Codec support covers Dolby Atmos, DTS:X, DTS Virtual:X, Auro-3D and Dolby Atmos Height Virtualization. The latter proves helpful if you don’t yet have physical height, or up-firing speakers. I tried the amp with a traditional 5.1 speaker layout, and was impressed at just how engulfing it sounded. The precision of a physical 5.1.2 speaker layout may not be there, but it was a good half-way house.

There’s also support for IMAX Enhanced decoding, even you’ll have precious little opportunity to use this.

What’s immediately apparent is that the X4700H has plenty of muscle. It’s conservatively rated at 125W per channel (into 8 ohms), but there’s no doubting the dynamic power on tap. In a fairly average sized room, it never feels strained or under pressure. The X4700H feasts on big, bold film scores, spreading them into every nook and cranny. Classic Williams, symphonic Goldsmith, industrial Zimmer, whatever the tone, it suits them all.

nwell set Denon sound system connected to the TV screen

It’s particularly adept at three dimensional realism. With Rogue One: A Star Wars Story (a Dolby Atmos mix), ships carve through the atmosphere with appropriate heft. The X4700H delivers that tangible cinematic weight, lost on lesser gear, that makes movies sound truly epic.

While Atmos is its natural stomping ground, it does a seamless job upscaling regular 5.1 too. The emotional weight and jazzy warmth of Soul (Disney+) is distributed through all channels and sounds beautiful, with naturalistic balance.

But the AVC-X4700H will just as quickly punch you in the face. When required, beats land hard and fast. As Jessica Jones (Netflix, Dolby Atmos) brawls, you’ll feel your walls are about to crumble. In a good way.

The X4700H is also surprisingly musical. Simple stripped back stereo tracks are fittingly delicate and artfully delineated, while Multichannel techno mixes, on Tidal, bring the party home, the amplifier keeping bass taut and vocals clean. The Denon’s AKM 32-bit DACs are perfectly suited to high resolution audio, be it ALAC, FLAC and WAV 192kHz/24bit, or 2.8/5.6-MHz DSD files.

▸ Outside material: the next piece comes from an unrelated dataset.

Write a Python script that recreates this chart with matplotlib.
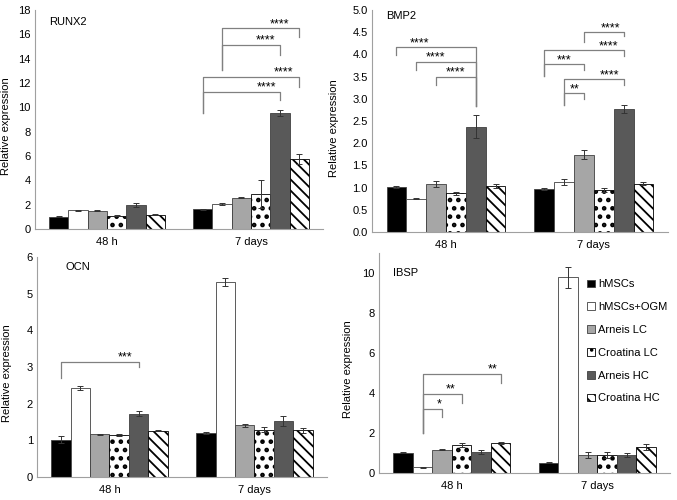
import matplotlib.pyplot as plt
import numpy as np

plt.rcParams['font.family'] = ['Liberation Sans', 'DejaVu Sans']
plt.rcParams['font.size'] = 8
plt.rcParams['hatch.linewidth'] = 1.3

groups = ['48 h', '7 days']
samples = ['hMSCs', 'hMSCs+OGM', 'Arneis LC', 'Croatina LC', 'Arneis HC', 'Croatina HC']

# mean / error per group (48 h, 7 days), one value per sample
runx2 = [[1.0, 1.53, 1.52, 1.1, 1.97, 1.18],
         [1.64, 2.05, 2.57, 2.87, 9.57, 5.74]]
runx2_err = [[0.05, 0.03, 0.06, 0.03, 0.2, 0.04],
             [0.04, 0.1, 0.05, 1.13, 0.25, 0.4]]

bmp2 = [[1.01, 0.75, 1.08, 0.87, 2.37, 1.04],
        [0.97, 1.13, 1.74, 0.95, 2.77, 1.09]]
bmp2_err = [[0.02, 0.01, 0.07, 0.04, 0.26, 0.05],
            [0.02, 0.07, 0.1, 0.05, 0.1, 0.04]]

ocn = [[1.02, 2.43, 1.16, 1.14, 1.73, 1.26],
       [1.2, 5.32, 1.41, 1.29, 1.53, 1.27]]
ocn_err = [[0.09, 0.05, 0.02, 0.03, 0.07, 0.01],
           [0.03, 0.12, 0.04, 0.07, 0.13, 0.08]]

ibsp = [[1.02, 0.28, 1.17, 1.39, 1.04, 1.5],
        [0.52, 9.78, 0.89, 0.89, 0.89, 1.3]]
ibsp_err = [[0.04, 0.02, 0.04, 0.1, 0.1, 0.07],
            [0.03, 0.52, 0.15, 0.15, 0.1, 0.15]]

# significance brackets: (group, left bar, right bar, top, left end, right end, label, label x frac)
runx2_sig = [(1, 0, 4, 11.3, 9.52, 10.61, '****', 0.82),
             (1, 0, 5, 12.53, 9.52, 11.65, '****', 0.84),
             (1, 1, 4, 15.13, 13.07, 14.3, '****', 0.75),
             (1, 1, 5, 16.49, 13.07, 15.75, '****', 0.75)]
bmp2_sig = [(0, 0, 4, 4.16, 3.99, 2.83, '****', 0.29),
            (0, 1, 4, 3.83, 3.65, 2.83, '****', 0.33),
            (0, 2, 4, 3.5, 3.31, 2.83, '****', 0.48),
            (1, 0, 2, 3.78, 3.52, 3.65, '***', 0.49),
            (1, 0, 4, 4.09, 3.52, 3.97, '****', 0.81),
            (1, 1, 2, 3.12, 2.86, 3.0, '**', 0.53),
            (1, 1, 4, 3.44, 2.86, 3.31, '****', 0.77),
            (1, 2, 4, 4.5, 4.27, 4.42, '****', 0.66)]
ocn_sig = [(0, 0, 4, 3.15, 2.7, 3.0, '***', 0.83)]
ibsp_sig = [(0, 1, 2, 3.21, 2.0, 2.81, '*', 0.84),
            (0, 1, 3, 3.95, 2.0, 3.51, '**', 0.72),
            (0, 1, 5, 4.95, 2.0, 4.52, '**', 0.9)]

colors = ['black', 'white', '#a6a6a6', 'white', '#595959', 'white']
hatches = [None, None, None, '..', None, '\\\\\\']
hatch_lw = [1.3, 1.3, 1.3, 2.1, 1.3, 1.3]
width = 0.134
gx = np.arange(len(groups))


def bar_x(g, i):
    return gx[g] + (i - 2.5) * width


def panel(ax, name, vals, errs, sig, ymax, yticks, fmt, namepos, ylabx):
    vals = np.array(vals)
    errs = np.array(errs)
    for i, s in enumerate(samples):
        with plt.rc_context({'hatch.linewidth': hatch_lw[i]}):
            b = ax.bar(gx + (i - 2.5) * width, vals[:, i], width, color=colors[i],
                       edgecolor='black' if hatches[i] else '#404040', linewidth=0.6,
                       hatch=hatches[i], label=s, zorder=2)
        for p in b.patches:
            if hasattr(p, 'set_hatch_linewidth'):
                p.set_hatch_linewidth(hatch_lw[i])
        ax.errorbar(gx + (i - 2.5) * width, vals[:, i], yerr=errs[:, i], fmt='none',
                    ecolor='#333333', elinewidth=0.7, capsize=2, capthick=0.7, zorder=3)
    for g, a, b2, top, yl, yr, lab, fr in sig:
        x0, x1 = bar_x(g, a), bar_x(g, b2)
        ax.plot([x0, x0, x1, x1], [yl, top, top, yr], color='#808080', lw=0.9, zorder=1)
        ax.annotate(lab, (x0 + fr * (x1 - x0), top), xytext=(0, 3),
                    textcoords='offset points', ha='center', va='center', fontsize=9)
    ax.set_xlim(-0.5, 1.5)
    ax.set_ylim(0, ymax)
    ax.set_yticks(yticks)
    ax.set_yticklabels([fmt % t for t in yticks])
    ax.set_xticks(gx)
    ax.set_xticklabels(groups)
    ax.tick_params(axis='y', length=0, pad=3)
    ax.tick_params(axis='x', length=0, pad=6)
    for sp in ['top', 'right']:
        ax.spines[sp].set_visible(False)
    for sp in ['left', 'bottom']:
        ax.spines[sp].set_color('#a0a0a0')
        ax.spines[sp].set_linewidth(0.8)
    ax.set_ylabel('Relative expression')
    ax.yaxis.set_label_coords(ylabx, 0.47)
    ax.text(namepos[0], namepos[1], name, transform=ax.transAxes, ha='left', va='center')


fig = plt.figure(figsize=(6.77, 5.0), dpi=100)
ax1 = fig.add_axes([0.0517, 0.542, 0.4254, 0.438])
ax2 = fig.add_axes([0.5495, 0.536, 0.437, 0.444])
ax3 = fig.add_axes([0.0547, 0.046, 0.428, 0.44])
ax4 = fig.add_axes([0.56, 0.054, 0.43, 0.44])

panel(ax1, 'RUNX2', runx2, runx2_err, runx2_sig, 18, np.arange(0, 19, 2), '%d', (0.05, 0.945), -0.085)
panel(ax2, 'BMP2', bmp2, bmp2_err, bmp2_sig, 5, np.arange(0, 5.01, 0.5), '%.1f', (0.047, 0.975), -0.112)
panel(ax3, 'OCN', ocn, ocn_err, ocn_sig, 6, np.arange(0, 7, 1), '%d', (0.097, 0.956), -0.088)
panel(ax4, 'IBSP', ibsp, ibsp_err, ibsp_sig, 11, np.arange(0, 11, 2), '%d', (0.048, 0.91), -0.089)

ax4.legend(loc='upper left', bbox_to_anchor=(0.7, 0.9), frameon=False, labelspacing=1.15,
           handlelength=0.7, handleheight=0.7, handletextpad=0.3, borderaxespad=0, fontsize=8)

fig.savefig('out.png', dpi=100)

You should buy the Denon AVC-X4700H if…

  • You’re in the market for a premium home cinema performer

The AVC-X4700H delivers in spades. It’s an outstanding performer, loaded with features and boasting the right mix of refinement and drama.

  • You want an amplifier that embraces music and movies

Tonally, it’s also easy to listen to – precise without sounding overly analytical.

You shouldn’t buy the Denon AVC-X4700H if…

  • You want to play 4K/120fps games now

Its advanced connectivity is obviously welcome, although the issues with 4K/120fps are galling. For most users this won’t be an immediate problem, as games tend to be 4K/60fps as default.